The end of the financial year projection now stands at £14.7 million in the red – despite claims at the start of the new authority that by doing away with six council it would result in savings.

Dorset Council also has one of the highest council tax bills in the country – more than even the most expensive inner London boroughs.

A report to the Tory-controlled Cabinet next week says that at the end of the council’s first three months the forecast overspend for the end of the financial year was of £7.1m for council revenue budgets and £5.5m for the schools’ budget. This has now deteriorated to £8.2m and £6.5m respectively.

At the time when the previous poor figures were reported deputy council leader Peter Wharf issued a ‘keep calm and carry on message.’ He said that, at worst, could use reserve funds to bail itself out but would continue to strive for savings and more efficient working.

The cabinet meeting on November 5 is now being told that the level of overspend now represents a financial risk on the medium term - rated as 'high'.

But councillor will hear that the shedding of staff has not yet finished and could yet account for more savings; that the social services review, currently underway, should maintain staffing levels, improve services and still save £1million a year; and that the council has not, as yet, concluded its review of the properties it owns, which may also result in as yet, unspecified, additional income.

Other reviews are also underway, including how the council buys goods and services, which may also result in savings.

The biggest overspend of all is attributed to children’s services which accounts for a possible £8.6million overspend at the end of the year, more than 13 per cent above budget. Despite hopes than the number of children looked after by the council would go down – they have actually increased by 31 and now stand at 444 in total.
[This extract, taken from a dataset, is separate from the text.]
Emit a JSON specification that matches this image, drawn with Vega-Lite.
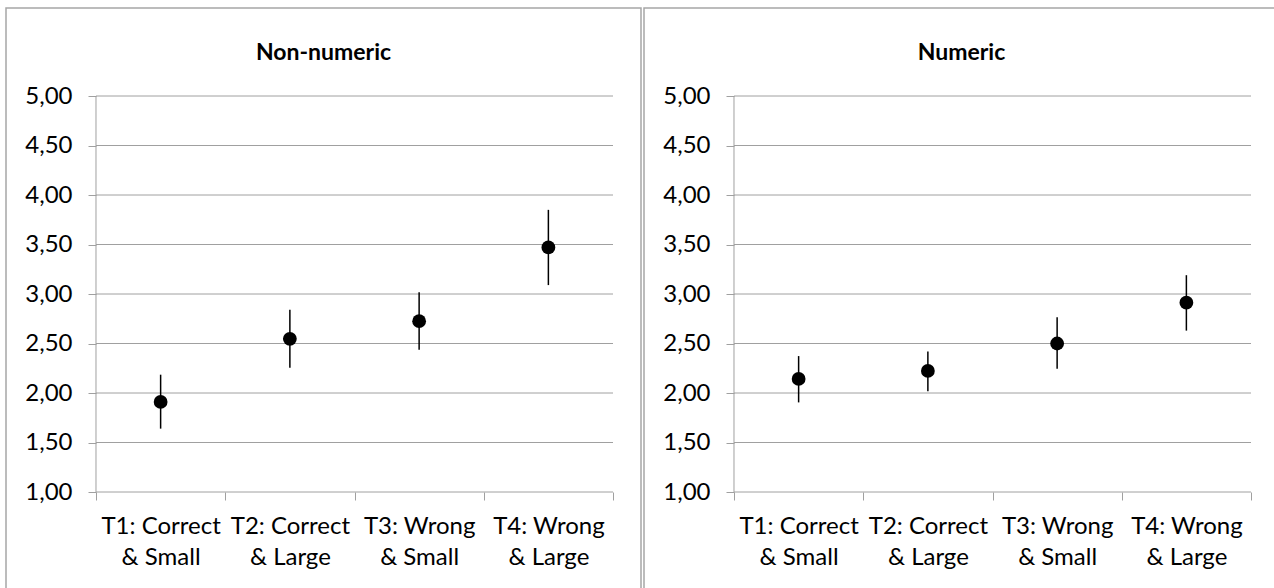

Spending on adult social care is also up, for similar reasons. It is forecast to be overspent by £208,000, mainly on staffing costs with an additional £604,000 overspend on commissioning items which help people stay in their homes for longer, and other services.

Both social services and the payments for children of school age with additional needs are demand-led, making it difficult for the authority to predict accurately its spending in these areas. The problems has been compounded by Government support for the council not keeping up with demand.

Cllr Nick Ireland said the figures were disappointing, but not a surprise: "We now have a situation where the combined overspends in Adult and Child Services (approaching £14m) are greater than the savings estimated from ‘transformation’ – and these savings won’t even be realised for at least another year whilst in the interim we are still meeting the bill arising from moving to a unitary authority.

"Successive governments have failed to acknowledge the issues and associated costs to local authorities in providing statutory services and until the funding Dorset Council receives reflects that reality, the situation will only get worse.

"We are limited in what we can raise in local taxes due to the council tax increase ceiling and hence I can foresee yet more service reductions being made to the few remaining non-statutory functions we provide to our residents.

"With a general election if the offing, let’s hope we have a new government which recognises and addresses the inequitable funding that Dorset has historically been given."